- **Request**:
Will you output all of the data below exactly, omitting the images?

- **Exercise inputs**:
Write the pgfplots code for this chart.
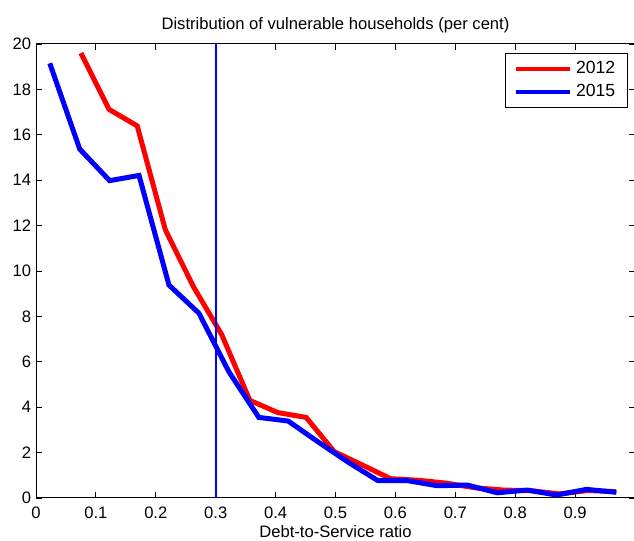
\documentclass[border=0pt]{standalone}
\usepackage{fontspec}
\setmainfont{Liberation Sans}
\usepackage{pgfplots}
\pgfplotsset{compat=1.18}
\usetikzlibrary{calc}
\begin{document}
\fontsize{8.3}{10}\selectfont
\begin{tikzpicture}
\begin{axis}[
  scale only axis, width=299.5pt, height=227pt,
  xmin=0, xmax=1, ymin=0, ymax=20,
  xtick={0,0.1,0.2,0.3,0.4,0.5,0.6,0.7,0.8,0.9},
  xticklabels={0,0.1,0.2,0.3,0.4,0.5,0.6,0.7,0.8,0.9},
  ytick={0,2,4,6,8,10,12,14,16,18,20},
  tick align=inside, major tick length=3pt,
  tick style={black, line width=0.4pt},
  axis line style={line width=0.5pt},
  /pgf/number format/assume math mode=true,
  ticklabel style={font=\fontsize{8.3}{10}\selectfont},
  xticklabel style={anchor=base, yshift=-10.5pt},
  yticklabel style={xshift=0.5pt},
  title={Distribution of vulnerable households (per cent)},
  title style={font=\fontsize{8.3}{10}\selectfont, at={(axis description cs:0.5,1)}, anchor=base, yshift=1pt},
  xlabel={Debt-to-Service ratio},
  xlabel style={font=\fontsize{8.3}{10}\selectfont, at={(axis description cs:0.5,0)}, anchor=base, yshift=-20pt},
  legend style={at={(0.988,0.98)}, anchor=north east, draw=black, line width=0.6pt,
    font=\fontsize{8.8}{10}\selectfont, row sep=0pt, inner xsep=4pt, inner ysep=2pt},
  legend cell align=left,
  legend image code/.code={\draw[#1, line width=2.2pt] (0pt,0pt) -- (27pt,0pt);},
]
\addplot[red, line width=2.5pt] coordinates {
(0.075,19.6) (0.122,17.12) (0.169,16.39) (0.216,11.81) (0.263,9.3)
(0.310,7.2) (0.357,4.3) (0.404,3.76) (0.451,3.55) (0.498,2.04)
(0.545,1.45) (0.592,0.85) (0.639,0.78) (0.686,0.65) (0.733,0.45)
(0.780,0.35) (0.827,0.32) (0.874,0.18) (0.921,0.33) (0.968,0.28)
};
\addlegendentry{2012}
\addplot[blue, line width=2.5pt] coordinates {
(0.023,19.15) (0.073,15.37) (0.123,13.98) (0.172,14.21) (0.222,9.38)
(0.272,8.14) (0.322,5.56) (0.372,3.55) (0.421,3.39) (0.471,2.47)
(0.521,1.58) (0.571,0.76) (0.621,0.76) (0.670,0.54) (0.720,0.57)
(0.770,0.23) (0.820,0.35) (0.869,0.13) (0.919,0.38) (0.969,0.25)
};
\addlegendentry{2015}
\addplot[blue, line width=1pt, forget plot] coordinates {(0.3,0) (0.3,20)};
\end{axis}
\pgfresetboundingbox
\path[use as bounding box] ($(current axis.south west)+(-18pt,-21.5pt)$) rectangle ($(current axis.north east)+(-0.5pt,22pt)$);
\end{tikzpicture}
\end{document}
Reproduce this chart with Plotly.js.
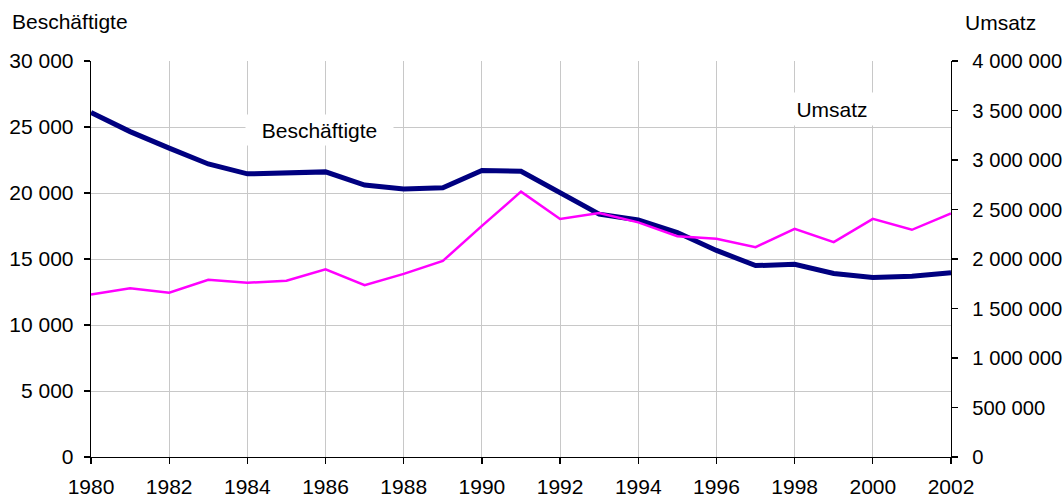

- **Output for this exercise**:
Write the pgfplots code for this chart.
\documentclass[border=0pt]{standalone}
\usepackage{fontspec}
\setmainfont{Liberation Sans}
\usepackage{pgfplots}
\pgfplotsset{compat=1.18}
\usetikzlibrary{calc}
\begin{document}
\fontsize{8.3}{10}\selectfont
\begin{tikzpicture}
\begin{axis}[
  scale only axis, width=299.5pt, height=227pt,
  xmin=0, xmax=1, ymin=0, ymax=20,
  xtick={0,0.1,0.2,0.3,0.4,0.5,0.6,0.7,0.8,0.9},
  xticklabels={0,0.1,0.2,0.3,0.4,0.5,0.6,0.7,0.8,0.9},
  ytick={0,2,4,6,8,10,12,14,16,18,20},
  tick align=inside, major tick length=3pt,
  tick style={black, line width=0.4pt},
  axis line style={line width=0.5pt},
  /pgf/number format/assume math mode=true,
  ticklabel style={font=\fontsize{8.3}{10}\selectfont},
  xticklabel style={anchor=base, yshift=-10.5pt},
  yticklabel style={xshift=0.5pt},
  title={Distribution of vulnerable households (per cent)},
  title style={font=\fontsize{8.3}{10}\selectfont, at={(axis description cs:0.5,1)}, anchor=base, yshift=1pt},
  xlabel={Debt-to-Service ratio},
  xlabel style={font=\fontsize{8.3}{10}\selectfont, at={(axis description cs:0.5,0)}, anchor=base, yshift=-20pt},
  legend style={at={(0.988,0.98)}, anchor=north east, draw=black, line width=0.6pt,
    font=\fontsize{8.8}{10}\selectfont, row sep=0pt, inner xsep=4pt, inner ysep=2pt},
  legend cell align=left,
  legend image code/.code={\draw[#1, line width=2.2pt] (0pt,0pt) -- (27pt,0pt);},
]
\addplot[red, line width=2.5pt] coordinates {
(0.075,19.6) (0.122,17.12) (0.169,16.39) (0.216,11.81) (0.263,9.3)
(0.310,7.2) (0.357,4.3) (0.404,3.76) (0.451,3.55) (0.498,2.04)
(0.545,1.45) (0.592,0.85) (0.639,0.78) (0.686,0.65) (0.733,0.45)
(0.780,0.35) (0.827,0.32) (0.874,0.18) (0.921,0.33) (0.968,0.28)
};
\addlegendentry{2012}
\addplot[blue, line width=2.5pt] coordinates {
(0.023,19.15) (0.073,15.37) (0.123,13.98) (0.172,14.21) (0.222,9.38)
(0.272,8.14) (0.322,5.56) (0.372,3.55) (0.421,3.39) (0.471,2.47)
(0.521,1.58) (0.571,0.76) (0.621,0.76) (0.670,0.54) (0.720,0.57)
(0.770,0.23) (0.820,0.35) (0.869,0.13) (0.919,0.38) (0.969,0.25)
};
\addlegendentry{2015}
\addplot[blue, line width=1pt, forget plot] coordinates {(0.3,0) (0.3,20)};
\end{axis}
\pgfresetboundingbox
\path[use as bounding box] ($(current axis.south west)+(-18pt,-21.5pt)$) rectangle ($(current axis.north east)+(-0.5pt,22pt)$);
\end{tikzpicture}
\end{document}
Reproduce this chart with Plotly.js.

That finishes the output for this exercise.